The Family Law (Scotland) Act 1985 provides for fair sharing of "matrimonial property", which is all the property belonging to the parties at the date of separation which has been acquired during the marriage, but excluding gifts or inheritances. Matrimonial property can be shared unequally if justified by "special circumstances", and a common example of this is where the source of funds used to acquire a matrimonial asset came from outwith the marriage.
What is matrimonial property?
So starting from those basics, when acting for any divorce client, the first thing to ascertain is the matrimonial property. In farming cases, that can often be a very complex question.
The most valuable asset will often be the land. However, this may be excluded from matrimonial property because it was either a gift or inheritance from the farmer's parents. This does sometimes need to be checked - is it clear that it was a gift, or was there any consideration for the transaction?
If the farming business is conducted via a partnership, it is essential to find out when that was established - before or after the marriage - or whether the farmer's interest in this was also gifted to him. There might also be issues to investigate with regard to the interaction between the land and the partnership, as even if title to the land is held in the farmer's sole name, it might still be held to be partnership property, depending upon whether partnership funds were used to acquire the land; whether it is included in the partnership accounts; and the circumstances of the acquisition generally.
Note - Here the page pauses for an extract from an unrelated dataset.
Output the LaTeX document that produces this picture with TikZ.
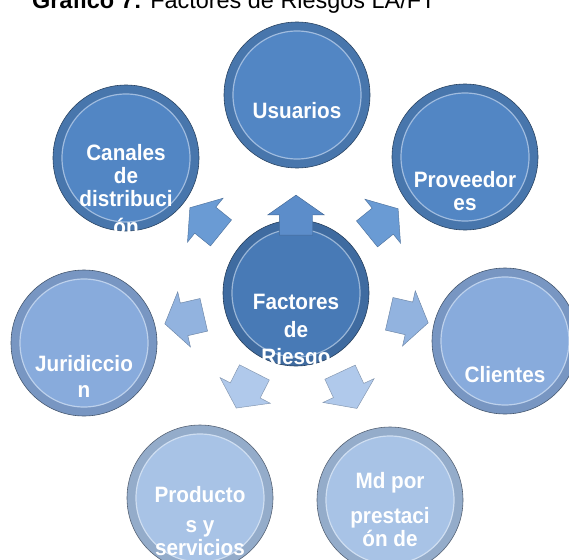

Quite often in farming families, the business and ownership of the land are sorted out and passed on when the next generation marries. Sometimes, an accountant will advise the farmer to save tax by making his spouse a partner, or transferring assets to her, at the point of marriage. If the marriage then doesn't work out, that tax saving starts to look like a false economy, as the transfer of assets or formation of a new partnership may have brought pre-marital assets into "matrimonial property".
If there has been conversion to "matrimonial property" in this way, the farmer can argue that there should be unequal division of the assets, because the assets stem from pre-marital property. This may result in the Court splitting the assets unequally - but this is an area which lies within the discretion of the Court.
Another difficult aspect to farming cases is how to fund a divorce settlement, given that often most of the farmer's wealth is tied up in the land and business.
The farmer might argue that sale of part of the land is not an option, either because sale of a small part of the farm would not be marketable, perhaps due to access issues, or because reducing the size of the farm would mean that the farm business loses profit and becomes unviable.
Another option is to arrange borrowing, although this may also not be straightforward. If the farmer is a partner along with others in the family, a bank may not be willing to lend directly to him, rather than to the business as a whole, particularly if the land (over which security would be taken) is held by the business rather than in the farmer's sole name.
A concern for many farming clients is how to pass on the land and business to the next generation, and if both parties are in agreement about that objective, one possibility is to agree a family-based arrangement, perhaps looking more to preserving wealth for future generations than the strict terms of the law.